Sofar Ocean wave buoy at King George Sound, Albany (Courtesy of Wave Energy Research Centre)

The project aims to convert wave energy into electricity to provide a constant electrical supply to a coastal microgrid for local customers, said Weld Australia, who visited the M4 prototype in early June 2024. 

Over six months, the device will generate electricity from the hinging motion. Data collected will model wave energy’s potential for continuous baseload energy and assess the device’s performance and survivability in various sea conditions, said Weld Australia. This data will be publicly available in real time to evaluate the feasibility of a full-scale device powering a local microgrid.

“We can use all the data to really interpret what could this do to decarbonise aquaculture, and what could it do to feed into a coastal microgrid,” said OI member Wiebke Ebeling from Marine Energy Research Australia (MERA).
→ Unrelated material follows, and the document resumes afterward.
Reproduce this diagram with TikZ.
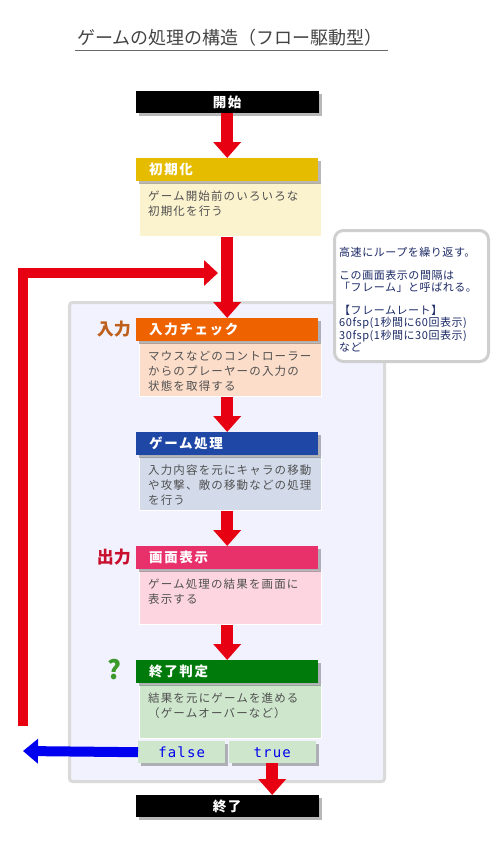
\documentclass[tikz,border=0pt]{standalone}
\usepackage{fontspec}
\setmainfont{Noto Sans CJK JP}
\newfontfamily\headfont[LetterSpace=12]{Noto Sans CJK JP}
\newfontfamily\bodyfont[LetterSpace=10]{Noto Sans CJK JP}
\newfontfamily\notefont[LetterSpace=5]{Noto Sans CJK JP}
\newfontfamily\codefont[LetterSpace=8]{DejaVu Sans Mono}
\usetikzlibrary{arrows.meta,shadows,positioning}
\definecolor{flowred}{HTML}{E60012}
\definecolor{flowblue}{HTML}{0000F0}
\definecolor{titlegray}{HTML}{444444}
\definecolor{bodygray}{HTML}{505050}
\definecolor{notenavy}{HTML}{1C2A66}
\definecolor{notegray}{HTML}{CFCFCF}
\definecolor{panelfill}{HTML}{F2F2FE}
\definecolor{panelline}{HTML}{DADADA}
\definecolor{headYellow}{HTML}{E6BC00}
\definecolor{bodyYellow}{HTML}{FBF2CE}
\definecolor{headOrange}{HTML}{EE6200}
\definecolor{bodyOrange}{HTML}{FCDDCA}
\definecolor{headBlue}{HTML}{1F47A6}
\definecolor{bodyBlue}{HTML}{D3DBEB}
\definecolor{headPink}{HTML}{E8306B}
\definecolor{bodyPink}{HTML}{FDD5E1}
\definecolor{headGreen}{HTML}{007A0A}
\definecolor{bodyGreen}{HTML}{CDE6CC}
\definecolor{inlabel}{HTML}{BF5F1C}
\definecolor{outlabel}{HTML}{C8102E}
\definecolor{markgreen}{HTML}{3C9A2A}
\tikzset{
  boxshadow/.style={
    drop shadow={shadow xshift=3pt, shadow yshift=-3pt, fill=black, opacity=0.28}
  },
  headbox/.style={
    anchor=north west, boxshadow,
    minimum width=182pt, minimum height=23pt,
    text width=156pt, inner xsep=13pt, inner ysep=0pt, align=left,
    text=white, font=\headfont\bfseries\fontsize{13.5}{15}\selectfont
  },
  bodybox/.style={
    anchor=north west, draw=white, line width=1.2pt,
    minimum width=182pt, minimum height=54pt, inner sep=0pt
  },
  bodytext/.style={
    anchor=north west, inner sep=0pt, align=left,
    text=bodygray, font=\bodyfont\fontsize{11.5}{14.8}\selectfont
  },
  termbox/.style={
    anchor=north west, boxshadow, fill=black,
    minimum width=183pt, minimum height=22pt, inner sep=0pt,
    text=white, font=\headfont\bfseries\fontsize{13.5}{15}\selectfont
  },
  choicebox/.style={
    anchor=north west, boxshadow, fill=bodyGreen,
    minimum width=87pt, minimum height=22pt, inner sep=0pt,
    text=flowblue, font=\codefont\fontsize{14}{14}\selectfont
  },
  sidelabel/.style={
    anchor=east, inner sep=0pt,
    font=\bfseries\fontsize{17}{17}\selectfont
  },
  redflow/.style={
    draw=flowred, line width=12pt,
    -{Triangle[width=27pt,length=16pt]}
  },
  loopflow/.style={
    draw=flowred, line width=10pt,
    -{Triangle[width=25pt,length=14pt]}
  },
  exitflow/.style={
    draw=flowblue, line width=10pt,
    -{Triangle[width=24pt,length=15pt]}
  }
}
\newcommand{\FlowStep}[5]{%
  % #1 = node name, #2 = top edge of the header
  % #3 = colour suffix, #4 = title, #5 = description
  \node[bodybox, fill=body#3] (#1-body) at (139,#2+24) {};
  \node[headbox, fill=head#3] (#1-head) at (136,#2) {#4};
  \node[bodytext] (#1-text) at ([xshift=9pt,yshift=-9pt]#1-body.north west) {#5};
}
\begin{document}
\begin{tikzpicture}[x=1pt, y=-1pt]
  \useasboundingbox[fill=white] (0,0) rectangle (500,841);

  % title
  \node[anchor=west, inner sep=0pt, text=titlegray,
    font=\fontsize{18}{18}\selectfont] (title) at (77,38)
    {ゲームの処理の構造（フロー駆動型）};
  \draw[titlegray!80, line width=1.5pt] (75,50.5) -- (388,50.5);

  % loop area
  \node[anchor=north west, fill=panelfill, draw=panelline, line width=3pt,
    rounded corners=3pt, minimum width=315pt, minimum height=479pt,
    inner sep=0pt] (loop-panel) at (68,301) {};

  \coordinate (loop-start) at (23,726);
  \coordinate (loop-tip) at (218,273);
  \coordinate (exit-tip) at (23,751);
  \draw[loopflow] (loop-start) |- (loop-tip);

  % start
  \node[termbox] (start-box) at (135.5,91) {開始};

  % steps
  \FlowStep{init}{158}{Yellow}{初期化}{ゲーム開始前のいろいろな\\初期化を行う}
  \FlowStep{check}{318}{Orange}{入力チェック}{マウスなどのコントローラー\\からのプレーヤーの入力の\\状態を取得する}
  \FlowStep{update}{432}{Blue}{ゲーム処理}{入力内容を元にキャラの移動\\や攻撃、敵の移動などの処理\\を行う}
  \FlowStep{draw}{546}{Pink}{画面表示}{ゲーム処理の結果を画面に\\表示する}
  \FlowStep{judge}{660}{Green}{終了判定}{結果を元にゲームを進める\\（ゲームオーバーなど）}

  \node[sidelabel, text=inlabel] (in-label) at (131,329) {入力};
  \node[sidelabel, text=outlabel] (out-label) at (131,557) {出力};
  \node[anchor=center, inner sep=0pt, text=markgreen,
    font=\bfseries\fontsize{26}{26}\selectfont] (judge-mark) at (114,670) {?};

  % branch
  \node[choicebox] (false-box) at (138,741) {false};
  \node[choicebox] (true-box) at (228.5,741) {true};

  % end
  \node[termbox] (end-box) at (135.5,795) {終了};

  % arrows
  \draw[redflow] (start-box.south) -- (init-head.north);
  \draw[redflow] (init-head.north |- init-body.south) -- (check-head.north);
  \draw[redflow] (check-head.north |- check-body.south) -- (update-head.north);
  \draw[redflow] (update-head.north |- update-body.south) -- (draw-head.north);
  \draw[redflow] (draw-head.north |- draw-body.south) -- (judge-head.north);
  \draw[redflow] (true-box.south) -- (true-box.south |- end-box.north);
  \draw[exitflow] (false-box.west) -- (exit-tip);

  % note
  \node[anchor=north west, fill=white, draw=notegray, line width=3pt,
    rounded corners=9pt, minimum width=154pt, minimum height=131pt,
    inner sep=0pt] (loop-note) at (333,229) {};
  \node[anchor=north west, inner sep=0pt, align=left, text=notenavy,
    font=\notefont\fontsize{11}{11.7}\selectfont] (note-text) at (339,247)
    {高速にループを繰り返す。\\[11.7pt]
     この画面表示の間隔は\\
     「フレーム」と呼ばれる。\\[11.7pt]
     【フレームレート】\\
     60fsp(1秒間に60回表示)\\
     30fsp(1秒間に30回表示)\\
     など};
\end{tikzpicture}
\end{document}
The majority of the M4 wave project, including material supply, manufacture, transport, and electrical integration are sourced locally, with the only off-shore purchase being the power generator.

MERA, headquartered at the Albany Campus of the University of Western Australia (UWA) is leading the project and has been supported by six local businesses. 

The M4 wave energy device, featuring a triangular forward frame, a trailing arm, and a power generator on the connecting hinge, is built from structural steel beams and four steel floater buoys for buoyancy and ballast.

At MCB Construction, specialists in structural steel manufacturing are welding steel beams for the forward frame and trailing arm of the 22-meter-long, 38-ton device. In the same industrial area, the four floater buoys have been assembled and will be filled with sand for ballast, said Weld Australia.

Funded by the Blue Economy Cooperative Research Centre, the WA Department of Primary Industries and Regional Development, and UWA, the project will be deployed off Albany’s historic Whaling Station.

In January 2023, Researchers at MERA released two reports highlighting the ocean energy potential of Western Australia’s Albany region. The two reports outline the Great Southern region’s “internationally superior” offshore energy resource and the “value in waves” for Western Australia’s future economy.

UWA MERA post-graduate researcher Lucy Wang’s analysis for the WA Parliamentary Research Program highlights the benefits and cost-competitiveness of including wave energy in the renewables mix.